NIBW Superfund Site: Remediation Technology
NIBW Superfund Site: Remediation Technology
NIBW Superfund Site: Remediation Technology
We use three primary cleanup technologies at the North Indian Bend Wash Superfund Site:
Method #1: Air stripping water treatment technology
Groundwater treatment by air stripping, also known as packed tower aeration, is the most reliable and effective technology to remove low to moderate concentrations of volatile organic compounds (VOCs), such as TCE, dissolved in water. The process is very simple and effective as shown in the animation below. (Note: this schematic representation does not show scale accurately. In reality, TCE in groundwater is typically found at depths of up to 600 feet or greater.)

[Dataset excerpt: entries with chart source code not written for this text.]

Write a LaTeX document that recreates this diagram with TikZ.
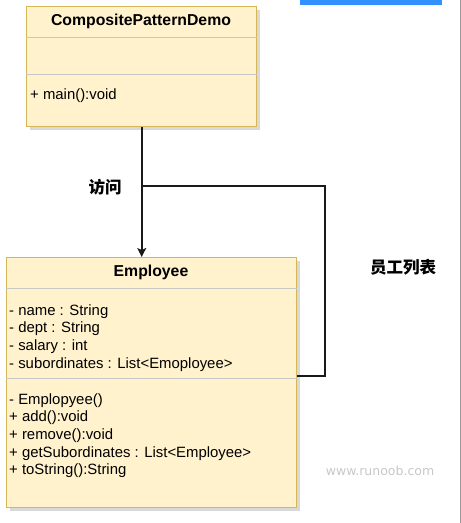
\documentclass[tikz,border=0pt]{standalone}
\usepackage{fontspec}
\setmainfont{Liberation Sans}
\newfontfamily\cjk{Noto Sans CJK SC}
\newfontfamily\markfont{DejaVu Sans}
\usetikzlibrary{arrows.meta, shadows}

\definecolor{umlfill}{HTML}{FFF2CC}
\definecolor{umldraw}{HTML}{D6B656}
\definecolor{sepgray}{HTML}{C8C8C8}
\definecolor{barblue}{HTML}{3390FF}

\begin{document}
\begin{tikzpicture}[x=1pt, y=-1pt]

\tikzset{umlbox/.style = {draw=umldraw, fill=umlfill, line width=1.4pt, anchor=north west, inner sep=0pt,
    drop shadow={shadow xshift=3pt, shadow yshift=-3pt, fill=black!25, opacity=0.6}}}
\tikzset{title/.style = {anchor=base, inner sep=0pt, font=\fontsize{15.8}{18}\selectfont\bfseries}}
\tikzset{member/.style = {anchor=base west, inner sep=0pt, font=\fontsize{14.9}{18}\selectfont}}
\tikzset{sep/.style = {draw=sepgray, line width=1pt}}
\tikzset{edge/.style = {draw=black!90, line width=1.6pt}}
\tikzset{tag/.style = {font=\cjk\fontsize{16.5}{18}\selectfont\bfseries}}

\useasboundingbox (0,0) rectangle (461,523);
%page
\fill[barblue] (300,0) rectangle (442,4.5);
\draw[black!40, line width=1.2pt] (460.3,0) -- (460.3,523);
%boxes
\node[umlbox, minimum width=230pt, minimum height=120pt] (demo) at (26,6) {};
\node[umlbox, minimum width=290pt, minimum height=250pt] (emp) at (6,257) {};
\draw[sep] ([yshift=-31pt]demo.north west) -- ([yshift=-31pt]demo.north east);
\draw[sep] ([yshift=-68pt]demo.north west) -- ([yshift=-68pt]demo.north east);
\draw[sep] ([yshift=-31pt]emp.north west) -- ([yshift=-31pt]emp.north east);
\draw[sep] ([yshift=-121pt]emp.north west) -- ([yshift=-121pt]emp.north east);
%texts
\node[title] (demotitle) at (141,25) {CompositePatternDemo};
\node[member] (demoops) at (30,99) {+ main():void};
\node[title] (emptitle) at (151,276.5) {Employee};
\foreach \txt [count=\i] in {- name : String, - dept : String, - salary : int, - subordinates : List<Emoployee>}
  \node[member] (attr\i) at (9,315-17.7+17.7*\i) {\txt};
\foreach \txt [count=\i] in {- Emplopyee(), + add():void, + remove():void, + getSubordinates : List<Employee>, + toString():String}
  \node[member] (op\i) at (9,404-17.7+17.7*\i) {\txt};
\node[text=black!22, font=\markfont\fontsize{12.5}{14}\selectfont] (site) at (380,471) {www.runoob.com};
%edges
\coordinate (tap) at (141,186);
\coordinate (bend) at (325,376);
\draw[edge, -{Stealth[length=9pt, width=9pt, inset=2pt]}] (demo.south) -- (demo.south |- emp.north);
\draw[edge, line width=1.3pt] (tap) -| (bend) -- (bend -| emp.east);
\node[tag] (visit) at (105,187) {访问};
\node[tag] (list) at (403,267) {员工列表};

\end{tikzpicture}
\end{document}
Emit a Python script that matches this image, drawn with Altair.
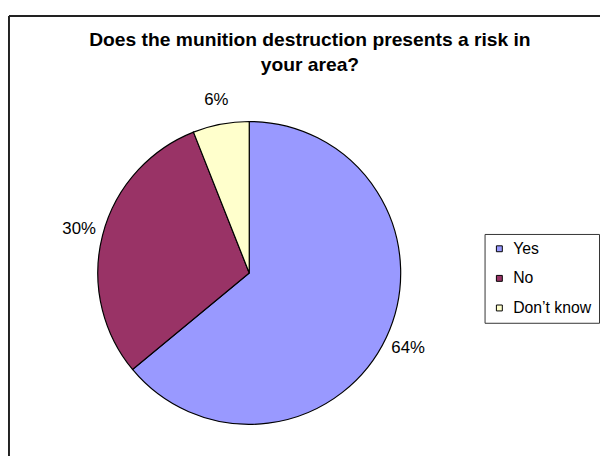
import altair as alt
import pandas as pd

# ---- data ----
categories = ["Yes", "No", "Don\u2019t know"]
shares = [64, 30, 6]
labels = ["64%", "30%", "6%"]
colors = ["#9999FF", "#993366", "#FFFFCC"]
title_lines = ["Does the munition destruction presents a risk in", "your area?"]

df = pd.DataFrame({
    "category": categories,
    "share": shares,
    "label": labels,
    "rank": list(range(len(categories))),
})
frame_df = pd.DataFrame({"k": [0]})

PAD_TOP = 64
W, H = 599, 384          # plot area (view origin at page x=9, y=72)
CX, CY, R = 243.5, 201.5, 153.5
FRAME_TOP = -59
FONT = "Liberation Sans"

base = alt.Chart(df).encode(
    theta=alt.Theta("share:Q", stack=True),
    order=alt.Order("rank:Q"),
)

pie = base.mark_arc(outerRadius=R, stroke="black", strokeWidth=1.2).encode(
    color=alt.Color(
        "category:N",
        scale=alt.Scale(domain=categories, range=colors),
        legend=alt.Legend(
            title=None,
            orient="none",
            legendX=482,
            legendY=162,
            direction="vertical",
            symbolType="square",
            symbolSize=36,
            symbolStrokeColor="black",
            symbolStrokeWidth=1,
            labelFont=FONT,
            labelFontSize=16,
            labelColor="black",
            labelOffset=6,
            labelExpr="datum.label + '\u00a0\u00a0\u00a0\u00a0'",
            rowPadding=14,
            padding=7,
            strokeColor="#333333",
            fillColor="white",
        ),
    ),
    x=alt.value(CX),
    y=alt.value(CY),
)

text = base.mark_text(radius=178, fontSize=17, font=FONT, color="black").encode(
    text="label:N",
    x=alt.value(CX),
    y=alt.value(CY),
)

left_line = alt.Chart(frame_df).mark_rule(color="#222222", strokeWidth=2).encode(
    x=alt.value(0), y=alt.value(FRAME_TOP), y2=alt.value(H + 20)
)
top_line = alt.Chart(frame_df).mark_rule(color="#222222", strokeWidth=2).encode(
    x=alt.value(0), x2=alt.value(W + 20), y=alt.value(FRAME_TOP)
)

chart = alt.layer(left_line, top_line, pie, text).properties(
    width=W,
    height=H,
    autosize=alt.AutoSizeParams(type="none"),
    padding={"left": 1, "top": PAD_TOP, "right": 0, "bottom": 0},
    background="white",
    title=alt.TitleParams(
        text=title_lines,
        font=FONT,
        fontSize=19.5,
        fontWeight="bold",
        color="black",
        frame="group",
        anchor="start",
        align="center",
        dx=305,
        dy=61,
        offset=0,
        lineHeight=25,
    ),
).configure_view(stroke=None)

chart.save("out.html", embed_options={"renderer": "svg", "actions": False})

Step 1: Groundwater containing TCE or other volatile organic compounds (VOCs) is pumped from the aquifer to the top of a treatment tower that is filled with plastic packing material. The packing material consists of plastic balls, much like wiffle balls.
Step 2: The water trickles down through the packing while clean air enters the tower at the base and is blown upward by a high-speed fan. As the air comes in contact with the water trickling down the packing, the VOCs contained in the water transfer to the passing air flow.

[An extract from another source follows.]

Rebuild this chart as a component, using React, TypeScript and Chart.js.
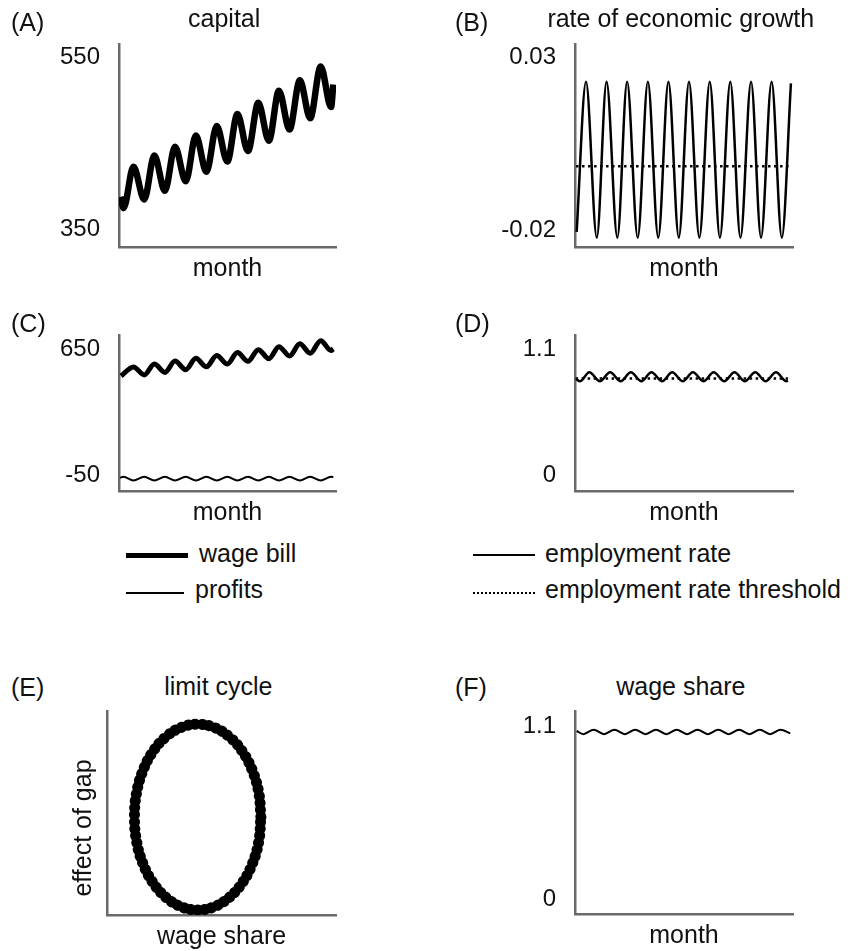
import React, { useEffect, useRef } from "react";
import { Chart, registerables } from "chart.js";

Chart.register(...registerables);

const FONT = '"Liberation Sans", Arial, Helvetica, sans-serif';
const AXIS_COLOR = "#6a6a6a";
const INK = "#111";

// ---------- (A) capital ----------
const capitalMonths = [0.8, 2.2, 7.0, 12.2, 17.1, 22.2, 27.1, 32.3, 37.2, 42.3, 47.3, 52.4, 57.3, 62.4, 67.4, 72.5, 77.4, 82.5, 87.5, 92.5, 97.6, 102.6, 103.7];
const capitalValues = [388, 375, 423, 385, 436, 395, 446, 406, 459, 417, 470, 429, 484, 441, 497, 453, 511, 466, 523, 479, 539, 492, 518];
const capitalTicks = [350, 550];
const capitalTickLabels = ["350", "550"];

// ---------- (B) rate of economic growth ----------
const growthMonths = [0.8, 5.3, 10.5, 15.2, 20.4, 25.1, 30.2, 35.1, 40.1, 45.0, 50.0, 54.9, 59.9, 64.9, 69.8, 74.8, 79.7, 84.8, 89.6, 94.7, 99.6, 104.0];
const growthValues = [-0.0205, 0.023, -0.0222, 0.023, -0.0222, 0.023, -0.0222, 0.023, -0.0222, 0.023, -0.0222, 0.023, -0.0222, 0.023, -0.0222, 0.023, -0.0222, 0.023, -0.0222, 0.023, -0.0222, 0.0225];
const growthThresholdMonths = [0.5, 103.7];
const growthThresholdValues = [-0.0015, -0.0015];
const growthTicks = [-0.02, 0.03];
const growthTickLabels = ["-0.02", "0.03"];

// ---------- (C) wage bill & profits ----------
const wageBillMonths = [1.0, 7.0, 12.2, 17.1, 22.2, 27.1, 32.3, 37.2, 42.3, 47.3, 52.4, 57.3, 62.4, 67.4, 72.5, 77.4, 82.5, 87.5, 92.5, 97.6, 102.6, 103.7];
const wageBillValues = [502, 552, 508, 568, 522, 585, 537, 600, 553, 616, 568, 632, 583, 648, 598, 664, 613, 680, 628, 697, 643, 652];
const profitMonths = [0.5, 2.2, 7.0, 12.2, 17.1, 22.2, 27.1, 32.3, 37.2, 42.3, 47.3, 52.4, 57.3, 62.4, 67.4, 72.5, 77.4, 82.5, 87.5, 92.5, 97.6, 102.6, 103.7];
const profitValues = [-62, -56, -77, -56, -77, -56, -77, -56, -77, -56, -77, -56, -77, -56, -77, -56, -77, -56, -77, -56, -77, -56, -58];
const incomeTicks = [-50, 650];
const incomeTickLabels = ["-50", "650"];

// ---------- (D) employment ----------
const employmentMonths = [0.5, 2.4, 6.9, 12.0, 16.9, 22.0, 26.9, 32.0, 36.8, 42.0, 46.8, 51.9, 56.8, 61.9, 66.8, 71.9, 76.8, 81.8, 86.8, 91.8, 96.8, 101.8, 102.6];
const employmentValues = [0.84, 0.82, 0.9, 0.82, 0.9, 0.82, 0.9, 0.82, 0.9, 0.82, 0.9, 0.82, 0.9, 0.82, 0.9, 0.82, 0.9, 0.82, 0.9, 0.82, 0.9, 0.82, 0.825];
const employmentThresholdMonths = [0.3, 102.6];
const employmentThresholdValues = [0.845, 0.845];
const employmentTicks = [0, 1.1];
const employmentTickLabels = ["0", "1.1"];

// ---------- (E) limit cycle ----------
const cycleWageShare = [0.672, 0.663, 0.635, 0.591, 0.534, 0.467, 0.396, 0.325, 0.258, 0.201, 0.157, 0.129, 0.12, 0.129, 0.157, 0.201, 0.258, 0.325, 0.396, 0.467, 0.534, 0.591, 0.635, 0.663, 0.672];
const cycleGapEffect = [0.48, 0.598, 0.708, 0.802, 0.874, 0.92, 0.935, 0.92, 0.874, 0.802, 0.708, 0.598, 0.48, 0.362, 0.252, 0.158, 0.086, 0.04, 0.025, 0.04, 0.086, 0.158, 0.252, 0.362, 0.48];

// ---------- (F) wage share ----------
const wageShareMonths = [0.8, 4, 9, 14, 19, 24, 29, 34, 39, 44, 49, 54, 59, 64, 69, 74, 79, 84, 89, 94, 99, 103.7];
const wageShareValues = [1.07, 1.05, 1.078, 1.05, 1.078, 1.05, 1.078, 1.05, 1.078, 1.05, 1.078, 1.05, 1.078, 1.05, 1.078, 1.05, 1.078, 1.05, 1.078, 1.05, 1.078, 1.055];
const wageShareTicks = [0, 1.1];
const wageShareTickLabels = ["0", "1.1"];

// ---------- text ----------
const SERIES_WAGE_BILL = "wage bill";
const SERIES_PROFITS = "profits";
const SERIES_EMPLOYMENT = "employment rate";
const SERIES_THRESHOLD = "employment rate threshold";

type Area = { l: number; t: number; r: number; b: number };

const pts = (xs: number[], ys: number[]) => xs.map((x, i) => ({ x, y: ys[i] }));

function zeroPad(s: any) {
  s.paddingTop = 0;
  s.paddingBottom = 0;
  s.paddingLeft = 0;
  s.paddingRight = 0;
}

function yAxis(min: number, max: number, ticks: number[], labels: string[], width: number, show = true) {
  return {
    type: "linear",
    position: "left",
    min,
    max,
    grid: { display: false, drawTicks: false },
    border: { display: true, color: AXIS_COLOR, width: 2.5 },
    ticks: {
      display: show,
      padding: 19,
      color: INK,
      font: { family: FONT, size: 24 },
      callback: (_v: any, i: number) => labels[i],
    },
    afterBuildTicks: (s: any) => {
      s.ticks = ticks.map((v) => ({ value: v }));
    },
    afterFit: (s: any) => {
      s.width = width;
      zeroPad(s);
    },
  };
}

function xAxis(min: number, max: number, title: string) {
  return {
    type: "linear",
    position: "bottom",
    min,
    max,
    grid: { display: false, drawTicks: false },
    border: { display: true, color: AXIS_COLOR, width: 2.5 },
    ticks: { display: false },
    title: {
      display: true,
      text: title,
      color: INK,
      font: { family: FONT, size: 25 },
      padding: { top: 7, bottom: 0 },
    },
    afterFit: (s: any) => {
      s.height = 37;
      zeroPad(s);
    },
  };
}

function series(label: string, xs: number[], ys: number[], width: number, dash: number[] = []) {
  return {
    label,
    data: pts(xs, ys),
    borderColor: "#000",
    backgroundColor: "#000",
    borderWidth: width,
    borderDash: dash,
    pointRadius: 0,
    pointHoverRadius: 0,
    fill: false,
    cubicInterpolationMode: "monotone",
  };
}

function makeConfig(datasets: any[], x: any, y: any) {
  return {
    type: "line",
    data: { datasets },
    options: {
      responsive: false,
      maintainAspectRatio: false,
      animation: false,
      events: [],
      layout: { padding: { top: 10, right: 8, bottom: 0, left: 0 } },
      plugins: { legend: { display: false }, tooltip: { enabled: false }, title: { display: false } },
      scales: { x, y },
    },
  };
}

function Panel({ area, colLeft, build }: { area: Area; colLeft: number; build: (yw: number) => any }) {
  const ref = useRef<HTMLCanvasElement>(null);
  const left = colLeft;
  const top = area.t - 10;
  const width = area.r + 8 - colLeft;
  const height = area.b + 37 - top;
  useEffect(() => {
    const chart = new Chart(ref.current as HTMLCanvasElement, build(area.l - colLeft) as any);
    return () => chart.destroy();
  }, []);
  return (
    <canvas
      ref={ref}
      width={width}
      height={height}
      style={{ position: "absolute", left, top, width, height }}
    />
  );
}

function Label({ x, baseline, text, align = "left", size = 25 }: { x: number; baseline: number; text: string; align?: string; size?: number }) {
  const style: React.CSSProperties = {
    position: "absolute",
    top: baseline - 0.848 * size,
    fontSize: size,
    lineHeight: 1,
    whiteSpace: "nowrap",
    fontFamily: FONT,
    color: INK,
  };
  if (align === "center") {
    style.left = x - 250;
    style.width = 500;
    style.textAlign = "center";
  } else {
    style.left = x;
  }
  return <div style={style}>{text}</div>;
}

function Swatch({ x1, x2, y, width, dotted = false }: { x1: number; x2: number; y: number; width: number; dotted?: boolean }) {
  return (
    <div
      style={{
        position: "absolute",
        left: x1,
        top: y - width / 2,
        width: x2 - x1,
        height: 0,
        borderTop: `${width}px ${dotted ? "dotted" : "solid"} #000`,
      }}
    />
  );
}

const areaA: Area = { l: 119, t: 44, r: 336, b: 247 };
const areaB: Area = { l: 575, t: 44, r: 793, b: 247 };
const areaC: Area = { l: 119, t: 335, r: 336, b: 491 };
const areaD: Area = { l: 575, t: 335, r: 793, b: 491 };
const areaE: Area = { l: 107, t: 711, r: 336, b: 915 };
const areaF: Area = { l: 575, t: 711, r: 793, b: 914 };

export default function App() {
  return (
    <div style={{ position: "absolute", left: 0, top: 0, width: 853, height: 951, background: "#fff", fontFamily: FONT, overflow: "hidden" }}>
      <Panel
        area={areaA}
        colLeft={0}
        build={(yw) =>
          makeConfig(
            [series("capital", capitalMonths, capitalValues, 6.5)],
            xAxis(0, 105, "month"),
            yAxis(330, 565, capitalTicks, capitalTickLabels, yw)
          )
        }
      />
      <Panel
        area={areaB}
        colLeft={430}
        build={(yw) =>
          makeConfig(
            [
              series("rate of economic growth", growthMonths, growthValues, 2.5),
              series("growth threshold", growthThresholdMonths, growthThresholdValues, 2.5, [2.5, 3.5]),
            ],
            xAxis(0, 105, "month"),
            yAxis(-0.0249, 0.0339, growthTicks, growthTickLabels, yw)
          )
        }
      />
      <Panel
        area={areaC}
        colLeft={0}
        build={(yw) =>
          makeConfig(
            [
              series(SERIES_WAGE_BILL, wageBillMonths, wageBillValues, 5),
              series(SERIES_PROFITS, profitMonths, profitValues, 2),
            ],
            xAxis(0, 105, "month"),
            yAxis(-134.7, 729, incomeTicks, incomeTickLabels, yw)
          )
        }
      />
      <Panel
        area={areaD}
        colLeft={430}
        build={(yw) =>
          makeConfig(
            [
              series(SERIES_EMPLOYMENT, employmentMonths, employmentValues, 2.5),
              series(SERIES_THRESHOLD, employmentThresholdMonths, employmentThresholdValues, 2.5, [2.5, 3.5]),
            ],
            xAxis(0, 105, "month"),
            yAxis(-0.137, 1.224, employmentTicks, employmentTickLabels, yw)
          )
        }
      />
      <Panel
        area={areaE}
        colLeft={0}
        build={(yw) => {
          const ds: any = series("limit cycle", cycleWageShare, cycleGapEffect, 11, [0.5, 6.5]);
          ds.cubicInterpolationMode = "default";
          ds.tension = 0.4;
          ds.borderCapStyle = "round";
          return makeConfig([ds], xAxis(0, 1, "wage share"), yAxis(0, 1, [], [], yw, false));
        }}
      />
      <Panel
        area={areaF}
        colLeft={430}
        build={(yw) =>
          makeConfig(
            [series("wage share", wageShareMonths, wageShareValues, 2)],
            xAxis(0, 105, "month"),
            yAxis(-0.093, 1.197, wageShareTicks, wageShareTickLabels, yw)
          )
        }
      />

      {/* panel letters & titles */}
      <Label x={11} baseline={31} text="(A)" />
      <Label x={224.2} baseline={27} text="capital" align="center" />
      <Label x={455} baseline={31} text="(B)" />
      <Label x={680.8} baseline={26.7} text="rate of economic growth" align="center" />
      <Label x={11} baseline={332.5} text="(C)" />
      <Label x={455} baseline={332.5} text="(D)" />
      <Label x={11} baseline={696.5} text="(E)" />
      <Label x={218.3} baseline={695} text="limit cycle" align="center" />
      <Label x={455} baseline={696.5} text="(F)" />
      <Label x={680.8} baseline={695} text="wage share" align="center" />

      {/* rotated y title of (E) */}
      <div
        style={{
          position: "absolute",
          left: 82.3 - 150,
          top: 827.5 - 15,
          width: 300,
          height: 30,
          lineHeight: "30px",
          fontSize: 25,
          textAlign: "center",
          transform: "rotate(-90deg)",
          fontFamily: FONT,
          color: INK,
          whiteSpace: "nowrap",
        }}
      >
        effect of gap
      </div>

      {/* legend (C) */}
      <Swatch x1={126} x2={188.3} y={555.7} width={5} />
      <Label x={199} baseline={561.7} text={SERIES_WAGE_BILL} />
      <Swatch x1={126} x2={184.3} y={593.3} width={2} />
      <Label x={195} baseline={598.3} text={SERIES_PROFITS} />

      {/* legend (D) */}
      <Swatch x1={473.3} x2={535} y={555} width={2} />
      <Label x={545} baseline={561.7} text={SERIES_EMPLOYMENT} />
      <Swatch x1={473.3} x2={535} y={593.3} width={2} dotted />
      <Label x={545} baseline={598.3} text={SERIES_THRESHOLD} />
    </div>
  );
}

Step 3: VOCs that are "stripped" from the incoming water move upward with the air flow, exit the tower and pass through air filters, if required. The filters, typically filled with granular activated carbon, remove the VOCs from air so that the exiting air meets federal, state, and local standards. The carbon is periodically replaced as necessary.
Step 4: The treated water is collected at the base of the tower where it is available as a clean water supply. If the treated water is intended for potable use it is disinfected at the water provider's facility before it enters the municipal drinking water system.

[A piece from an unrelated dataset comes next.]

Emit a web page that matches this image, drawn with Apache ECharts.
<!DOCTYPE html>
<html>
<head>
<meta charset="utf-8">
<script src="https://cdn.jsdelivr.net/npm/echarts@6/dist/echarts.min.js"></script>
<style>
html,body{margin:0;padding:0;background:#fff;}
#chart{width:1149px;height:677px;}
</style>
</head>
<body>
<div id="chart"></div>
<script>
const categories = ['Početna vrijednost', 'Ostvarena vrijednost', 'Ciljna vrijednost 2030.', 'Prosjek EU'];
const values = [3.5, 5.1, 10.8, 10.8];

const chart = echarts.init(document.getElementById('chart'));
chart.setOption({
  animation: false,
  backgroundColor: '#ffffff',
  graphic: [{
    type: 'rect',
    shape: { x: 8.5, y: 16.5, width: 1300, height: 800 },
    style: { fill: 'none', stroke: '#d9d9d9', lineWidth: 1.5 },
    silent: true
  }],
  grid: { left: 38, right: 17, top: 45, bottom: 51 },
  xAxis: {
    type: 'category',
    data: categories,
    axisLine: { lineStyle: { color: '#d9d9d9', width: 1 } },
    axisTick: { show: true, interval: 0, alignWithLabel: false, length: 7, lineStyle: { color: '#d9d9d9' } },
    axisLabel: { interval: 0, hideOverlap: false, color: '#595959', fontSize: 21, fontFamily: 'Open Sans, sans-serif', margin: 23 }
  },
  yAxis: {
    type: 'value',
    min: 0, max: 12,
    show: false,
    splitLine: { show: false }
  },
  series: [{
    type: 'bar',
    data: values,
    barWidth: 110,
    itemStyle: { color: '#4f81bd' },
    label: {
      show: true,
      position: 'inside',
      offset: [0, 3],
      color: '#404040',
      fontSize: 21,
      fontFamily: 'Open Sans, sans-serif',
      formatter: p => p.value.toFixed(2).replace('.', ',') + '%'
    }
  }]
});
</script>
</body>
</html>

Method #2: Soil vapor extraction technology
Soil Vapor Extraction (SVE) systems work like a vacuum system to remove volatile organic compounds (VOCs), such as TCE, that exist in porous soils above the water table. The process is illustrated in the animation shown below. (Note: this schematic representation does not show scale accurately. In reality, TCE and soil vapors are typically extracted over about the upper 150 feet of the soil column.)
Step 1: An air vacuum blower operates to pull suction from specially constructed soil vapor extraction wells. The SVE wells consist of plastic casing that is perforated in intervals where there are known VOCs in soil. Air from the surrounding soil pores is drawn into the SVE wells thereby removing the VOCs contained in the air and removing VOCs adhered to the soils. In very porous soils, SVE will effectively remove VOCs in soil gas from a distance of over 300 feet from the extraction well.
Step 2: Air containing the VOC vapors is passed through one or more granular activated carbon filters as necessary to meet requirements. The VOCs are adsorbed by the carbon and removed from the air. The carbon is periodically removed from the canisters as it loses removal efficiency and replaced with fresh carbon. The spent carbon is returned to the supplier for regeneration.
Step 3: The treated air is discharged to the atmosphere.
Method #3: Granular Activated Carbon (GAC)
Liquid phase Granular Activated Carbon (GAC) is commonly used to remove volatile organic compounds from water. Adsorption is both a physical and chemical process of accumulating substances at the interface between liquid and solid. Because GAC is a highly porous material, it provides a large surface area to which volatile organic compounds will adsorb. The GAC used at the NIBW GAC Treatment Facility (NGTF) is made from coconut shells.
Step 1: Groundwater containing primarily TCE and trace amounts of other VOCs is pumped from the aquifer and typically run through a pretreatment filter to remove solids.
Step 2: The groundwater flows through the GAC treatment system. As the water comes into contact with the GAC, the TCE adsorbs to the surface on the carbon and into the porous GAC interfaces.
Step 3: Water then flows through a second GAC treatment vessel to ensure removal any trace amounts of VOCs in the water.
Step 4: Treated water is then conveyed to either the Arizona Canal for SRP distribution or to the City of Scottsdale Chaparral Water Treatment Facility for blending with treated surface water and use in Scottsdale’s potable distribution system.
Lead-lag, liquid phase GAC treatment system is considered one of the most fail-safe treatment processes available to remove VOCs from water and may also provide the added benefit of removing other impurities from groundwater, thereby reducing municipal treatment costs.